Existen sin embargo constantes ataques a la estabilidad de las negociaciones. Primero entre todos, la negativa por parte del gobierno y las Fuerzas Armadas colombianas a aceptar un cese al fuego bilateral por tiempo indefinido. Mientras la insurgencia ya depuso indefinidamente las armas, las fuerzas regulares continúan sus operaciones echando un evidente manto de desconfianza en medio de las negociaciones. A esto se le suman nuevos focos de conflicto y reivindicaciones de movimientos sociales en todo el país.

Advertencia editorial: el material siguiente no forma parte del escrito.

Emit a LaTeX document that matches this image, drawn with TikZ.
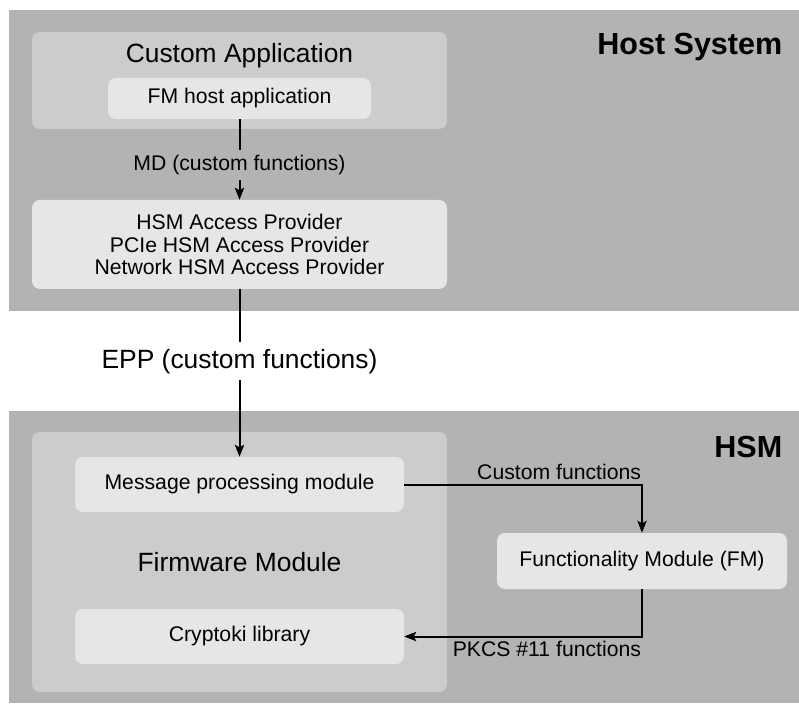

Los campesinos del Catatumbo, protagonistas de los paros agrarios de 2013 y 2014, volvieron a denunciar el incumplimientos de los acuerdos suscritos por el gobierno y un nuevo plan de acciones para este año. El movimiento estudiantil por su parte ya prepara un 2015 de intensas movilizaciones por una reforma educativa.
Mientras tanto, el asesinato de Carlos Alberto Pedraza Salcedo, líder social del Congreso de los Pueblos, el pasado 19 de enero, puso nuevamente en la primera plana de los medios la falta de garantías políticas para la participación y la acción popular en todo el país.
Debates de cara al futuro
Entre los puntos más interesantes para el debate de la política colombiana en ese sentido está la interpelación que, directa o indirectamente, la insurgencia hace hacia los movimientos sociales para pensar de conjunto el post-conflicto. Los acercamientos, el establecimiento de canales privilegiados de diálogo o pase de información, la cercanía ideológica o práctica en reivindicaciones concretas, que se apoyan en la idea de refundar la sociedad y política colombiana desde sus fundamentos, hacen que buena parte de la izquierda del país se tenga que confrontar con la posibilidad de avanzar codo a codo con quienes se desmovilicen. O inclusive que éstos se involucren directamente en organizaciones ya existentes -cosa que parecería gustar más entre los militantes del ELN por ejemplo-.
Se trata de posibilidades que obviamente encuentran cierta reticencia por parte de los sectores progresistas más embebidos por el discurso anti-guerrilla (falsamente enmascarado detrás de un pacifismo a ultranza) que ha sido terriblemente funcional a los intereses de los partidos sistémicos tradicionales a lo largo de más de 50 años de conflicto.
Pero también hay quienes entienden que se trata de una posibilidad para avanzar sobre esa misma estructura política que ha históricamente recurrido al militarismo, la coerción, la corrupción y los negociados por su absoluta incapacidad de construcción política real, y que a ese conglomerado de poder económico y político hay que responderle justamente con política. Camino que al parecer las FARC decidieron transitar sin vuelta atrás. Esto revertiría el discurso de la derecha y el santismo, que pretenden hacer creer que desaparecidas las guerrillas desaparecerá el conflicto social. Nada más lejos de la verdad.
El surgimiento del Frente Amplio por La Paz el año pasado puede llegar a dar cuenta de este proceso. Se trata de un espacio donde convergen partidos políticos, movimientos sociales y organizaciones cuyo principal objetivo es acompañar el proceso de paz, dándole a su vez una expresión política de acción. Su protagonismo en los últimos meses en La Habana ha sido claro. Y es muy alta la probabilidad de que se convierta en una opción electoral de cara a los comicios locales y regionales de octubre de este año, otro de los grandes desafíos de la política colombiana.
Así, Colombia enfrenta un año intenso. La idea de una paz absoluta negociada en la mesa de La Habana choca con el grado de conflictividad social y política propia de un país que aún no ha logrado garantizar el real establecimiento de un Estado de derecho moderno, inclusive en su concepción más liberal. Y los términos para la construcción de una nueva base de participación política se juegan en aguas aún terriblemente borrascosas.